SHORT TASK - Write the lines out again, from the top of the material to the line containing "244, 241, 240]", pictures excluded.

GIVEN INFORMATION -
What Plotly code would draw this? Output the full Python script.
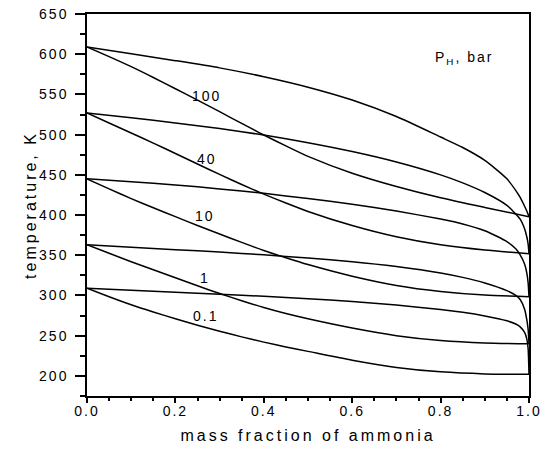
import plotly.graph_objects as go

# ---------------- data ----------------
# dew (vapour) curves, T in K vs mass fraction of ammonia
x_d100 = [0, 0.1, 0.2, 0.3, 0.4, 0.5, 0.6, 0.7, 0.8, 0.85, 0.9, 0.95, 0.98, 0.99, 0.995, 1.0]
t_d100 = [609, 600.5, 592, 583, 572, 559, 543, 522.5, 497, 484, 468, 445, 422, 411, 405, 398]

x_d40 = [0, 0.1, 0.2, 0.3, 0.4, 0.5, 0.6, 0.7, 0.8, 0.85, 0.9, 0.95, 0.98, 0.99, 0.995, 0.998, 1.0]
t_d40 = [527, 521, 514.5, 507.5, 499.5, 490, 479, 466, 450, 440, 428, 412, 395, 383, 373, 364, 352]

x_d10 = [0, 0.1, 0.2, 0.3, 0.4, 0.5, 0.6, 0.7, 0.8, 0.85, 0.9, 0.95, 0.97, 0.98, 0.99, 0.995, 0.998, 1.0]
t_d10 = [445, 441.5, 437.5, 432.5, 427, 420.5, 413.5, 405, 395, 389, 380.5, 367, 358, 350.5, 339, 328, 316, 298]

x_d1 = [0, 0.1, 0.2, 0.3, 0.4, 0.5, 0.6, 0.7, 0.8, 0.85, 0.9, 0.95, 0.97, 0.98, 0.99, 0.995, 0.998, 1.0]
t_d1 = [363, 360, 357, 354, 350.5, 346.5, 342, 336, 328, 322.5, 315.5, 306, 300, 295, 283, 270, 258, 240]

x_d01 = [0, 0.1, 0.2, 0.3, 0.4, 0.5, 0.6, 0.7, 0.8, 0.85, 0.9, 0.95, 0.97, 0.98, 0.99, 0.995, 0.998, 1.0]
t_d01 = [309, 306.5, 304, 301.5, 299, 296, 292.5, 288, 282.5, 279, 274.5, 268.5, 264.5, 261, 254, 246, 234, 202]

# bubble (liquid) curves
x_b100 = [0, 0.05, 0.1, 0.15, 0.2, 0.25, 0.3, 0.35, 0.4, 0.45, 0.5, 0.6, 0.7, 0.8, 0.9, 1.0]
t_b100 = [609, 597, 584.5, 571, 557, 543, 528.5, 514, 499.5, 486, 473, 452, 435.5, 421.5, 409.5, 398]

x_b40 = [0, 0.05, 0.1, 0.15, 0.2, 0.25, 0.3, 0.35, 0.4, 0.45, 0.5, 0.6, 0.7, 0.8, 0.9, 1.0]
t_b40 = [527, 514.5, 502, 489.5, 476.5, 463.5, 450.5, 438, 426, 415, 404.5, 387, 373, 363, 356.5, 352]

x_b10 = [0, 0.05, 0.1, 0.15, 0.2, 0.25, 0.3, 0.35, 0.4, 0.45, 0.5, 0.6, 0.7, 0.8, 0.9, 1.0]
t_b10 = [445, 432.5, 420.5, 409, 398, 387, 376.5, 366, 356, 347, 338.5, 324, 312.5, 305, 300.5, 298.5]

x_b1 = [0, 0.05, 0.1, 0.15, 0.2, 0.25, 0.3, 0.35, 0.4, 0.45, 0.5, 0.6, 0.7, 0.8, 0.9, 1.0]
t_b1 = [363, 352.5, 342, 332, 322, 312, 302.5, 293.5, 285, 277.5, 271, 259.5, 250, 244, 241, 240]

x_b01 = [0, 0.05, 0.1, 0.15, 0.2, 0.25, 0.3, 0.35, 0.4, 0.45, 0.5, 0.6, 0.7, 0.8, 0.9, 1.0]
t_b01 = [309, 298.5, 288.5, 279.5, 271, 263, 255.5, 248.5, 242, 236, 230.5, 219.5, 210.5, 205, 202.5, 202]

# curve labels (pressure, bar)
label_text = ["100", "40", "10", "1", "0.1"]
label_x = [0.2726, 0.271, 0.267, 0.267, 0.27]
label_y = [548.6, 469.6, 399.4, 321.7, 274.7]

x_ticks = [0.0, 0.2, 0.4, 0.6, 0.8, 1.0]
y_ticks = [200, 250, 300, 350, 400, 450, 500, 550, 600, 650]

# ---------------- figure ----------------
FONT = "Liberation Sans, Arial, sans-serif"
fig = go.Figure()

curves = [
    (x_d100, t_d100), (x_b100, t_b100),
    (x_d40, t_d40), (x_b40, t_b40),
    (x_d10, t_d10), (x_b10, t_b10),
    (x_d1, t_d1), (x_b1, t_b1),
    (x_d01, t_d01), (x_b01, t_b01),
]
for xs, ts in curves:
    fig.add_trace(go.Scatter(
        x=xs, y=ts, mode="lines",
        line=dict(color="black", width=1.5, shape="spline", smoothing=0.6),
        showlegend=False, hoverinfo="skip",
    ))

for txt, lx, ly in zip(label_text, label_x, label_y):
    fig.add_annotation(x=lx, y=ly, text=txt, showarrow=False,
                       xanchor="center", yanchor="middle",
                       font=dict(family=FONT, size=14, color="black"))

fig.add_annotation(x=0.855, y=595, text="P<sub>H</sub>, bar", showarrow=False,
                   xanchor="center", yanchor="middle",
                   font=dict(family=FONT, size=14, color="black"))

fig.update_layout(
    width=547, height=457,
    margin=dict(l=87, r=18, t=14, b=61),
    paper_bgcolor="white", plot_bgcolor="white",
    font=dict(family=FONT, size=14, color="black"),
    showlegend=False,
)
fig.update_xaxes(
    range=[0, 1], tickvals=x_ticks, ticktext=[f"{v:.1f}" for v in x_ticks],
    showgrid=False, zeroline=False, automargin=False,
    showline=True, linecolor="black", linewidth=1.5, mirror=True,
    ticks="outside", ticklen=5, tickwidth=1.5, tickcolor="black",
    minor=dict(dtick=0.05, tick0=0, ticks="outside", ticklen=3, tickwidth=1.5, tickcolor="black"),
    tickfont=dict(family=FONT, size=14),
    ticklabelstandoff=-4,
    title=dict(text="mass fraction of ammonia", font=dict(family=FONT, size=16), standoff=12),
)
fig.update_yaxes(
    range=[175, 650], tickvals=y_ticks,
    showgrid=False, zeroline=False, automargin=False,
    showline=True, linecolor="black", linewidth=1.5, mirror=True,
    ticks="outside", ticklen=10, tickwidth=1.5, tickcolor="black",
    minor=dict(dtick=25, tick0=0, ticks="outside", ticklen=5, tickwidth=1.5, tickcolor="black"),
    tickfont=dict(family=FONT, size=14),
    ticklabelstandoff=4,
    title=dict(text="temperature, K", font=dict(family=FONT, size=16), standoff=4),
)

# widen the glyph spacing of the texts, as in the reference
spacing_js = """
var gd = document.getElementsByClassName('plotly-graph-div')[0];
function sp(sel, v){ gd.querySelectorAll(sel).forEach(function(t){ t.style.letterSpacing = v; }); }
sp('.xtick text, .ytick text', '2px');
sp('.xtitle, .ytitle', '3px');
sp('.annotation-text', '2px');
"""
fig.write_html("out.html", post_script=spacing_js)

FINAL RESULT -
What Plotly code would draw this? Output the full Python script.
import plotly.graph_objects as go

# ---------------- data ----------------
# dew (vapour) curves, T in K vs mass fraction of ammonia
x_d100 = [0, 0.1, 0.2, 0.3, 0.4, 0.5, 0.6, 0.7, 0.8, 0.85, 0.9, 0.95, 0.98, 0.99, 0.995, 1.0]
t_d100 = [609, 600.5, 592, 583, 572, 559, 543, 522.5, 497, 484, 468, 445, 422, 411, 405, 398]

x_d40 = [0, 0.1, 0.2, 0.3, 0.4, 0.5, 0.6, 0.7, 0.8, 0.85, 0.9, 0.95, 0.98, 0.99, 0.995, 0.998, 1.0]
t_d40 = [527, 521, 514.5, 507.5, 499.5, 490, 479, 466, 450, 440, 428, 412, 395, 383, 373, 364, 352]

x_d10 = [0, 0.1, 0.2, 0.3, 0.4, 0.5, 0.6, 0.7, 0.8, 0.85, 0.9, 0.95, 0.97, 0.98, 0.99, 0.995, 0.998, 1.0]
t_d10 = [445, 441.5, 437.5, 432.5, 427, 420.5, 413.5, 405, 395, 389, 380.5, 367, 358, 350.5, 339, 328, 316, 298]

x_d1 = [0, 0.1, 0.2, 0.3, 0.4, 0.5, 0.6, 0.7, 0.8, 0.85, 0.9, 0.95, 0.97, 0.98, 0.99, 0.995, 0.998, 1.0]
t_d1 = [363, 360, 357, 354, 350.5, 346.5, 342, 336, 328, 322.5, 315.5, 306, 300, 295, 283, 270, 258, 240]

x_d01 = [0, 0.1, 0.2, 0.3, 0.4, 0.5, 0.6, 0.7, 0.8, 0.85, 0.9, 0.95, 0.97, 0.98, 0.99, 0.995, 0.998, 1.0]
t_d01 = [309, 306.5, 304, 301.5, 299, 296, 292.5, 288, 282.5, 279, 274.5, 268.5, 264.5, 261, 254, 246, 234, 202]

# bubble (liquid) curves
x_b100 = [0, 0.05, 0.1, 0.15, 0.2, 0.25, 0.3, 0.35, 0.4, 0.45, 0.5, 0.6, 0.7, 0.8, 0.9, 1.0]
t_b100 = [609, 597, 584.5, 571, 557, 543, 528.5, 514, 499.5, 486, 473, 452, 435.5, 421.5, 409.5, 398]

x_b40 = [0, 0.05, 0.1, 0.15, 0.2, 0.25, 0.3, 0.35, 0.4, 0.45, 0.5, 0.6, 0.7, 0.8, 0.9, 1.0]
t_b40 = [527, 514.5, 502, 489.5, 476.5, 463.5, 450.5, 438, 426, 415, 404.5, 387, 373, 363, 356.5, 352]

x_b10 = [0, 0.05, 0.1, 0.15, 0.2, 0.25, 0.3, 0.35, 0.4, 0.45, 0.5, 0.6, 0.7, 0.8, 0.9, 1.0]
t_b10 = [445, 432.5, 420.5, 409, 398, 387, 376.5, 366, 356, 347, 338.5, 324, 312.5, 305, 300.5, 298.5]

x_b1 = [0, 0.05, 0.1, 0.15, 0.2, 0.25, 0.3, 0.35, 0.4, 0.45, 0.5, 0.6, 0.7, 0.8, 0.9, 1.0]
t_b1 = [363, 352.5, 342, 332, 322, 312, 302.5, 293.5, 285, 277.5, 271, 259.5, 250, 244, 241, 240]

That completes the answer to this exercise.